An animita is house for a wandering soul who died away from home. Handmade by the people who remember the dead and wish for them not to be alone.
This is what our games are to us, a digital memento mori where we lay to rest our ideas, and mark them with a makeshift grave. For you, and everyone who passes by, to play and (with a bit of hope) remember.
This is a short and unsettling title that utilizes the PSOne aesthetic that became a big trend for indie developers at some point in the past *checks notes* decade? Game Developer (at the time still Gamasutra) had a post from 2016, “Why are so many devs employing a retro low-poly mid-1990s aesthetic?” The Twitter account PS1 Aesthetics was created in 2021. More and more notable titles have appeared bearing the character of Sony’s first console.
For a long time “indie” games were pretty much advancements of the SNES pixel-art era of visuals. Those still reign within the space—just look at Animal Well and UFO 50 from this year—but the introduction of success with very low detail 3D models opens up the viability of much more exciting works.
It is difficult to define exactly what a PSOne indie game looks like. Castlevania: Symphony of the Night is a PSOne game but that is not what we would reference when talking about games such as Crow Country, Mouthwashing, Iron Lung, Paratopic, Lunacid, Threshold, or Nightmare Kart. Blood and Bacon from 2016 is one of the earliest examples I could find: low poly 3D models, low detail textures adorning the environment, an obvious conceit that the game is capable of doing so much more than that original console would allow but still retains the spirit. Rental fits in terms of its look, though is more demo in terms of substance.

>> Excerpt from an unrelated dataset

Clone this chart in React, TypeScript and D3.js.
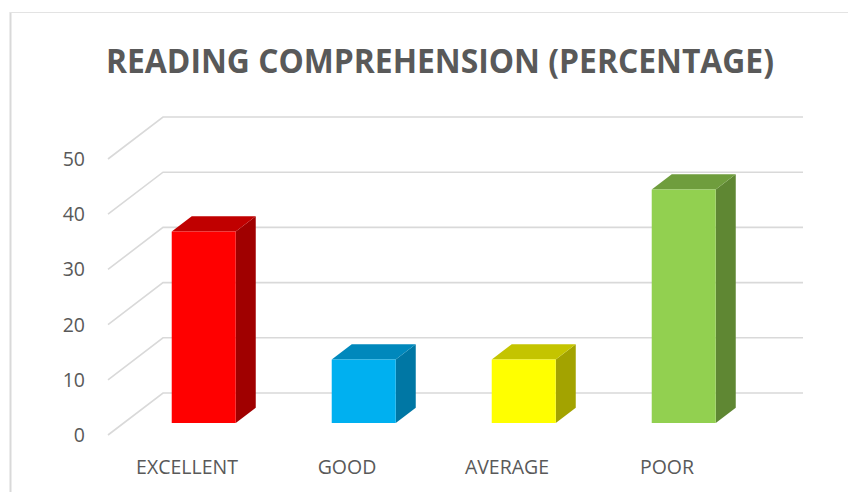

I love this aesthetic. I have a fondness for the graphical style and detail of the early 2000’s. Games such as The Elder Scrolls III: Morrowind, Max Payne, and Deus Ex could have been the end point of what was possible and I would be happy. This acceptation of low detail due to nostalgia means smaller teams can more easily create games in a 3D space that doesn’t chase realism and frees time that would have been spent on fidelity on other aspects. It is simply an aesthetic decision and has introduced a new choice to the indie space separate from the pixel arts, sidescrollers with an attention grabbing style, and games that can afford to chase the AAA level of detail in smaller scopes for shorter games. Low detailed 3D graphical indie games exist, but the intentional lack of detail is what separates these games from the likes of something like Tactical Breach Wizards or Little Kitty Big City. Those contain 3D graphics stylized in such a way that does not require much detail but do not at all resemble what you would find on the original PlayStation.

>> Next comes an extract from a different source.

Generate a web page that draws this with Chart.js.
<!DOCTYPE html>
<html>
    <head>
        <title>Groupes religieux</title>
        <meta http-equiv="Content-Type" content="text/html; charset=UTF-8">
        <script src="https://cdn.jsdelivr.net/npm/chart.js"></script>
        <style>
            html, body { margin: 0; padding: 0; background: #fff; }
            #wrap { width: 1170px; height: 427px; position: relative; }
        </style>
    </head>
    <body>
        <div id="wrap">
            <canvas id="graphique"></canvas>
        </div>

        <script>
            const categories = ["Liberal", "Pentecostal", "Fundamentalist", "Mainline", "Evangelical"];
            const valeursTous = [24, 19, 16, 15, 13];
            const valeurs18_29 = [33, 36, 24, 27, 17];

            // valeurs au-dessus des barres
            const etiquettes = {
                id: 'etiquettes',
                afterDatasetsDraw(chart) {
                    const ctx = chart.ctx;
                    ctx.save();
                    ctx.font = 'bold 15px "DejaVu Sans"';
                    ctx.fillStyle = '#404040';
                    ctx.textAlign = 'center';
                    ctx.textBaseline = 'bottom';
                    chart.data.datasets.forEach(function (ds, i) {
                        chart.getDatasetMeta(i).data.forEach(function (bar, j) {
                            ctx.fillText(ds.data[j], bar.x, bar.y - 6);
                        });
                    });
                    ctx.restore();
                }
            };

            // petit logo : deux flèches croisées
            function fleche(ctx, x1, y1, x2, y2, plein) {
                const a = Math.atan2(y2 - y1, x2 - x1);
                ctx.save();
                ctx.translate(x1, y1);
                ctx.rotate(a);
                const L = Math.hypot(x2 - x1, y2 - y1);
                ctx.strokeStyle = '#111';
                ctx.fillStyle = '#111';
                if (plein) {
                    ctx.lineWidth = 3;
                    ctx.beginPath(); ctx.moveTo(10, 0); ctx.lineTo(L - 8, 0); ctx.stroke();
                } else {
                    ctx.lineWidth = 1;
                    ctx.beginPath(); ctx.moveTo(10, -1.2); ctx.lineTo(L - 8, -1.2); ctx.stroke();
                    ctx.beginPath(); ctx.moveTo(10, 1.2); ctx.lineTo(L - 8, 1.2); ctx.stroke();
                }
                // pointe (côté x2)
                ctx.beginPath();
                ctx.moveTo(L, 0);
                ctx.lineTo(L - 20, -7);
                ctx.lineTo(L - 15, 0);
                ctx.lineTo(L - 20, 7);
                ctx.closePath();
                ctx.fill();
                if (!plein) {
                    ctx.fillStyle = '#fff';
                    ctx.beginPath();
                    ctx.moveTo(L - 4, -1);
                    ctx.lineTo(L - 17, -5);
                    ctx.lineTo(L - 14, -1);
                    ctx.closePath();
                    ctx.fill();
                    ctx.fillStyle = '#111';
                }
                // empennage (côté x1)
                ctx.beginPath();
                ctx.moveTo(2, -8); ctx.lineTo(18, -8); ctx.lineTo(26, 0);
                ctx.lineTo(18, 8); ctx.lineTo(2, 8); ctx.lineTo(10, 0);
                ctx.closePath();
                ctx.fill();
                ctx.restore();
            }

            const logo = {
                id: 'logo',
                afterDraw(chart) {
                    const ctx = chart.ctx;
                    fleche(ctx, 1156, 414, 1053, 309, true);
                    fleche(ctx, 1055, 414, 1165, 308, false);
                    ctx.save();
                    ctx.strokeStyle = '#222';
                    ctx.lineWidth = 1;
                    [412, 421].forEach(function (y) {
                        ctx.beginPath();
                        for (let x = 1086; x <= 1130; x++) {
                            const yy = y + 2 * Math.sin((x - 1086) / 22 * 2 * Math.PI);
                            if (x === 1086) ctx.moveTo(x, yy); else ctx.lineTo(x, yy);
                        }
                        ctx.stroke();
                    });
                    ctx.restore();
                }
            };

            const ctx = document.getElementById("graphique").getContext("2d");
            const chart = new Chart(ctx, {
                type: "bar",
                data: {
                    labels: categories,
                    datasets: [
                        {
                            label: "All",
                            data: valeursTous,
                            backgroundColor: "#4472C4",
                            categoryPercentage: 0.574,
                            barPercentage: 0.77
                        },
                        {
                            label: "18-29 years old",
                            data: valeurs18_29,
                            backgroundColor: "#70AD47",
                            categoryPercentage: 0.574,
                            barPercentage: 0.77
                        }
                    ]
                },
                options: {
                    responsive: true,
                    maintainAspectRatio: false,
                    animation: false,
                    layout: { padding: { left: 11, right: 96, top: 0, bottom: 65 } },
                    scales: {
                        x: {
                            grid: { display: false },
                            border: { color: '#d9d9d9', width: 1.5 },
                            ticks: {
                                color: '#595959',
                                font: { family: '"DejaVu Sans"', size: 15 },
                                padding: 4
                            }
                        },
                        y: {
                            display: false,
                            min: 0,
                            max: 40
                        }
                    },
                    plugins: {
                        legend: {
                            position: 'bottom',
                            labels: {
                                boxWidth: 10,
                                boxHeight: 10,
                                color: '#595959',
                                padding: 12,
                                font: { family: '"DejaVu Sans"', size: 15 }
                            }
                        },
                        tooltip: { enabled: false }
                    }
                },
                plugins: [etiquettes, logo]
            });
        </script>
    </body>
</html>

Rental itself is a rudimentary seek and find, click and describe game. Walk about environments as young bunny rabbit Umi in a creepy situation and receive text boxes. Your family is on vacation renting a house out in the woods, but the door to the house locks behind you. Occasionally the game will freeze and show a shadowy, Slenderman-proportioned rabbit lumbering over you. One portion has you navigating a maze’s impossible physical space possible only within video games thanks to its combination of artificiality and inhabiting a controllable point of view. You collect items and eventually enact a ritual that summons a large entity before the game ends and reveals itself as a loop.
Loops have been on my mind lately thanks to a game club focused on Pathologic 2, which goes out of its way to make it plain that the events of the game have happened and is happening again currently. What is it about works of fiction that we constantly resort to portraying loops? Is it that our life is on loop, repeating the same cyclical acts daily, weekly, monthly, annually? This repetition of action is reflected in things such as the Evangelion Rebuilds, Deathloop, Alan Wake, Outer Wilds, 12 Minutes, and so on. For videogames it also provides an easy way to justify the repetition of gameplay within the fiction, and sometimes annoyingly becomes a meta-commentary of self-aware winking. Rental’s looping could be a purgatory or hell for Umi (maybe if she was nicer to her younger brother she’d escape) or maybe it was just a nightmare while drifting to sleep on the car ride over.
The simplicity is what makes it so difficult to talk about, as there is not much to it in terms of gameplay and writing. Three playthroughs took 34 minutes so it seemingly exists more as a proof of concept than anything else. Rewatching the credits they note that the game was originally created as part of a game jam which further adds to its existence more as a concept than something substantial. The playfulness of its text in both dialogue and action—when considering the armchair our bunny girl details, “Ugh this texture looks so meaty,” and the rental man who gives you your objective pops out of existence only to pop back in to offer a last piece of advice before once again exiting—does entice one to click on every interactable object simply to see what text will appear in response. A pleasing if brief experience indicative of the continuing appeal of certain trends within the industry on both the smallest and largest ends of development.